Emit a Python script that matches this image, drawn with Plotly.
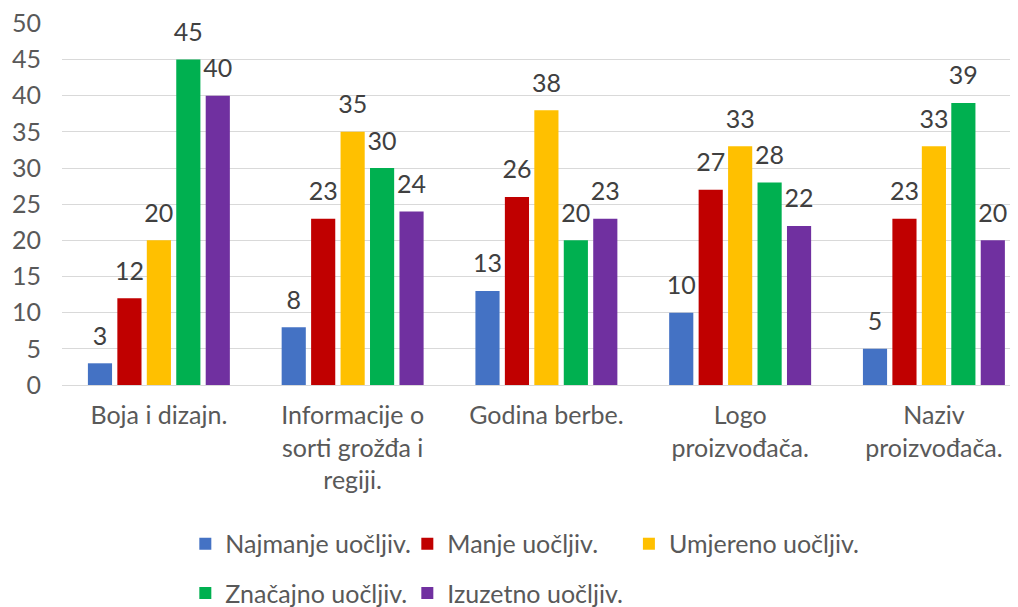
import plotly.graph_objects as go

categories = ["Boja i dizajn.", "Informacije o<br>sorti grožđa i<br>regiji.", "Godina berbe.",
              "Logo<br>proizvođača.", "Naziv<br>proizvođača."]
series_names = ["Najmanje uočljiv.", "Manje uočljiv.", "Umjereno uočljiv.",
                "Značajno uočljiv.", "Izuzetno uočljiv."]
najmanje = [3, 8, 13, 10, 5]
manje = [12, 23, 26, 27, 23]
umjereno = [20, 35, 38, 33, 33]
znacajno = [45, 30, 20, 28, 39]
izuzetno = [40, 24, 23, 22, 20]
colors = ["#4472C4", "#C00000", "#FFC000", "#00B050", "#7030A0"]
legend_ids = ["legend", "legend", "legend3", "legend2", "legend2"]

FONT = "Lato, Open Sans, sans-serif"
TXT = "#595959"
FS = 25

fig = go.Figure()
all_vals = [najmanje, manje, umjereno, znacajno, izuzetno]
xs = list(range(len(categories)))
for name, vals, col, lg in zip(series_names, all_vals, colors, legend_ids):
    fig.add_trace(go.Bar(
        x=xs, y=vals, name=name,
        marker=dict(color=col, line=dict(width=0)),
        legend=lg, hoverinfo="skip",
    ))
for name, vals in zip(series_names, all_vals):
    fig.add_trace(go.Scatter(
        x=xs, y=vals, name=name, mode="markers+text", showlegend=False,
        marker=dict(size=18, opacity=0),
        text=[str(v) for v in vals], textposition="top center",
        textfont=dict(size=FS, color="#404040", family=FONT),
        cliponaxis=False, hoverinfo="skip",
    ))

leg_common = dict(orientation="h", xanchor="left", yanchor="middle", yref="container",
                  itemwidth=30, font=dict(size=FS, color=TXT, family=FONT),
                  bgcolor="rgba(0,0,0,0)")

fig.update_layout(
    width=1018, height=607,
    margin=dict(l=54, r=8, t=15, b=230),
    paper_bgcolor="white", plot_bgcolor="white",
    barmode="group", bargap=0.24, bargroupgap=0.18,
    scattermode="group", scattergap=0.24,
    font=dict(family=FONT, size=FS, color=TXT),
    xaxis=dict(tickmode="array", tickvals=xs, ticktext=categories,
               range=[-0.5, 4.434], showgrid=False, showline=True, linecolor="#d9d9d9",
               linewidth=1, ticks="", automargin=False, ticklabelstandoff=8,
               tickfont=dict(size=FS, color=TXT, family=FONT)),
    yaxis=dict(range=[0, 50.05], dtick=5, showgrid=True, gridcolor="#d9d9d9", gridwidth=1,
               zeroline=False, showline=False, ticks="", automargin=False,
               ticklabelstandoff=20, ticklabeloverflow="allow",
               tickfont=dict(size=FS, color=TXT, family=FONT)),
    legend=dict(x=0.129, y=0.117, entrywidth=177, entrywidthmode="pixels", **leg_common),
    legend2=dict(x=0.129, y=0.036, entrywidth=177, entrywidthmode="pixels", **leg_common),
    legend3=dict(x=0.593, y=0.117, **leg_common),
)

fig.write_html("out.html")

_____

■ Do this: Copy out the whole listing exactly, and don't carry over any pictures.

■ Full output:
Emit a Python script that matches this image, drawn with Plotly.
import plotly.graph_objects as go

categories = ["Boja i dizajn.", "Informacije o<br>sorti grožđa i<br>regiji.", "Godina berbe.",
              "Logo<br>proizvođača.", "Naziv<br>proizvođača."]
series_names = ["Najmanje uočljiv.", "Manje uočljiv.", "Umjereno uočljiv.",
                "Značajno uočljiv.", "Izuzetno uočljiv."]
najmanje = [3, 8, 13, 10, 5]
manje = [12, 23, 26, 27, 23]
umjereno = [20, 35, 38, 33, 33]
znacajno = [45, 30, 20, 28, 39]
izuzetno = [40, 24, 23, 22, 20]
colors = ["#4472C4", "#C00000", "#FFC000", "#00B050", "#7030A0"]
legend_ids = ["legend", "legend", "legend3", "legend2", "legend2"]

FONT = "Lato, Open Sans, sans-serif"
TXT = "#595959"
FS = 25

fig = go.Figure()
all_vals = [najmanje, manje, umjereno, znacajno, izuzetno]
xs = list(range(len(categories)))
for name, vals, col, lg in zip(series_names, all_vals, colors, legend_ids):
    fig.add_trace(go.Bar(
        x=xs, y=vals, name=name,
        marker=dict(color=col, line=dict(width=0)),
        legend=lg, hoverinfo="skip",
    ))
for name, vals in zip(series_names, all_vals):
    fig.add_trace(go.Scatter(
        x=xs, y=vals, name=name, mode="markers+text", showlegend=False,
        marker=dict(size=18, opacity=0),
        text=[str(v) for v in vals], textposition="top center",
        textfont=dict(size=FS, color="#404040", family=FONT),
        cliponaxis=False, hoverinfo="skip",
    ))

leg_common = dict(orientation="h", xanchor="left", yanchor="middle", yref="container",
                  itemwidth=30, font=dict(size=FS, color=TXT, family=FONT),
                  bgcolor="rgba(0,0,0,0)")

fig.update_layout(
    width=1018, height=607,
    margin=dict(l=54, r=8, t=15, b=230),
    paper_bgcolor="white", plot_bgcolor="white",
    barmode="group", bargap=0.24, bargroupgap=0.18,
    scattermode="group", scattergap=0.24,
    font=dict(family=FONT, size=FS, color=TXT),
    xaxis=dict(tickmode="array", tickvals=xs, ticktext=categories,
               range=[-0.5, 4.434], showgrid=False, showline=True, linecolor="#d9d9d9",
               linewidth=1, ticks="", automargin=False, ticklabelstandoff=8,
               tickfont=dict(size=FS, color=TXT, family=FONT)),
    yaxis=dict(range=[0, 50.05], dtick=5, showgrid=True, gridcolor="#d9d9d9", gridwidth=1,
               zeroline=False, showline=False, ticks="", automargin=False,
               ticklabelstandoff=20, ticklabeloverflow="allow",
               tickfont=dict(size=FS, color=TXT, family=FONT)),
    legend=dict(x=0.129, y=0.117, entrywidth=177, entrywidthmode="pixels", **leg_common),
    legend2=dict(x=0.129, y=0.036, entrywidth=177, entrywidthmode="pixels", **leg_common),
    legend3=dict(x=0.593, y=0.117, **leg_common),
)

fig.write_html("out.html")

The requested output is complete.